**** Data provided ****

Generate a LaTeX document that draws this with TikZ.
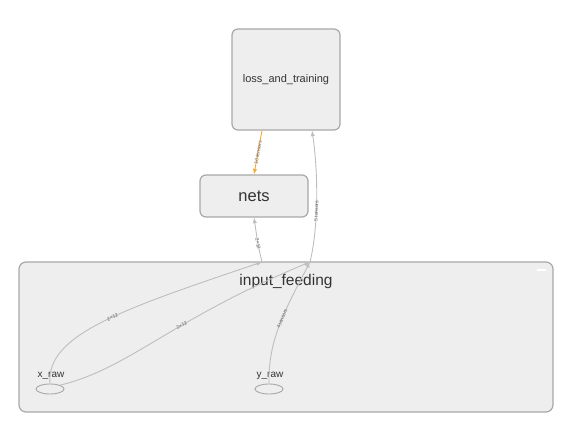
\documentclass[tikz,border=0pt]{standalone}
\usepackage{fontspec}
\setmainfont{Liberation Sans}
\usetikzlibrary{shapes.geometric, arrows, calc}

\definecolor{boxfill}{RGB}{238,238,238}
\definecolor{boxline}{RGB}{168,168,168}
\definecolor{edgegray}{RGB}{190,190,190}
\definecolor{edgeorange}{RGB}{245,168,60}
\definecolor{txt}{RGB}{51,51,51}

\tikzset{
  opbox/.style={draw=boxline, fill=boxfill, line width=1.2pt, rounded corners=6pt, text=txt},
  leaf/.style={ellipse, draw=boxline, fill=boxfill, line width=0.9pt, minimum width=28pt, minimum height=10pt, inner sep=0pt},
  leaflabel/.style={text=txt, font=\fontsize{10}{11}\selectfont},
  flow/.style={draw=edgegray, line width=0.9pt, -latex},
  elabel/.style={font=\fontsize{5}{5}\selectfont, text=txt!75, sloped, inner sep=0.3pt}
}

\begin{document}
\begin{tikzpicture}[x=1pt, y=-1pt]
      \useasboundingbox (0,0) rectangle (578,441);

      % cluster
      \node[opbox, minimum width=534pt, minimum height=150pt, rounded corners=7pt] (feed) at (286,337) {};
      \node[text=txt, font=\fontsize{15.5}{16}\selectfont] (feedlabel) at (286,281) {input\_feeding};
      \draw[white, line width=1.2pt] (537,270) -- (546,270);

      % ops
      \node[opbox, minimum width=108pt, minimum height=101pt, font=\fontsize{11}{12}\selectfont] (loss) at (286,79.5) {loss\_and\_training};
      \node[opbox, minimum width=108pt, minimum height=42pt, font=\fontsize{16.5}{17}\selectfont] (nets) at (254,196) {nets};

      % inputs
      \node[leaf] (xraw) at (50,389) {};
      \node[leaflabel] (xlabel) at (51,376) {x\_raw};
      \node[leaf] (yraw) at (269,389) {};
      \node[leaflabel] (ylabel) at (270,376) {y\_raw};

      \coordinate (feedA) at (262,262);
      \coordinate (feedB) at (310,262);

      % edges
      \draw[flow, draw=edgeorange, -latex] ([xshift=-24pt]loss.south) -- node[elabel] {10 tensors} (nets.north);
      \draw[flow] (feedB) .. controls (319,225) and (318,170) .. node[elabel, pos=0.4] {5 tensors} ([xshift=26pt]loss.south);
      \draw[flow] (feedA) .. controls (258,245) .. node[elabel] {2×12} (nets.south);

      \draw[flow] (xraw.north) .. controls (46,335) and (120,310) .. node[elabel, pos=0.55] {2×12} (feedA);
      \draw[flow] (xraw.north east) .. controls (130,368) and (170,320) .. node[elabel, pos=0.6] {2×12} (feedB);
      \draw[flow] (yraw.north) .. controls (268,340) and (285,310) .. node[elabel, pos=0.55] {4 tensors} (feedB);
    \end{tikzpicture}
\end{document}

****

* Stated goal *
Begin at the first line of the data above and repeat each line exactly, stopping after the line containing "(0,0) rectangle (578,441);". Omit the pictures.

* The completed task *
Generate a LaTeX document that draws this with TikZ.
\documentclass[tikz,border=0pt]{standalone}
\usepackage{fontspec}
\setmainfont{Liberation Sans}
\usetikzlibrary{shapes.geometric, arrows, calc}

\definecolor{boxfill}{RGB}{238,238,238}
\definecolor{boxline}{RGB}{168,168,168}
\definecolor{edgegray}{RGB}{190,190,190}
\definecolor{edgeorange}{RGB}{245,168,60}
\definecolor{txt}{RGB}{51,51,51}

\tikzset{
  opbox/.style={draw=boxline, fill=boxfill, line width=1.2pt, rounded corners=6pt, text=txt},
  leaf/.style={ellipse, draw=boxline, fill=boxfill, line width=0.9pt, minimum width=28pt, minimum height=10pt, inner sep=0pt},
  leaflabel/.style={text=txt, font=\fontsize{10}{11}\selectfont},
  flow/.style={draw=edgegray, line width=0.9pt, -latex},
  elabel/.style={font=\fontsize{5}{5}\selectfont, text=txt!75, sloped, inner sep=0.3pt}
}

\begin{document}
\begin{tikzpicture}[x=1pt, y=-1pt]
      \useasboundingbox (0,0) rectangle (578,441);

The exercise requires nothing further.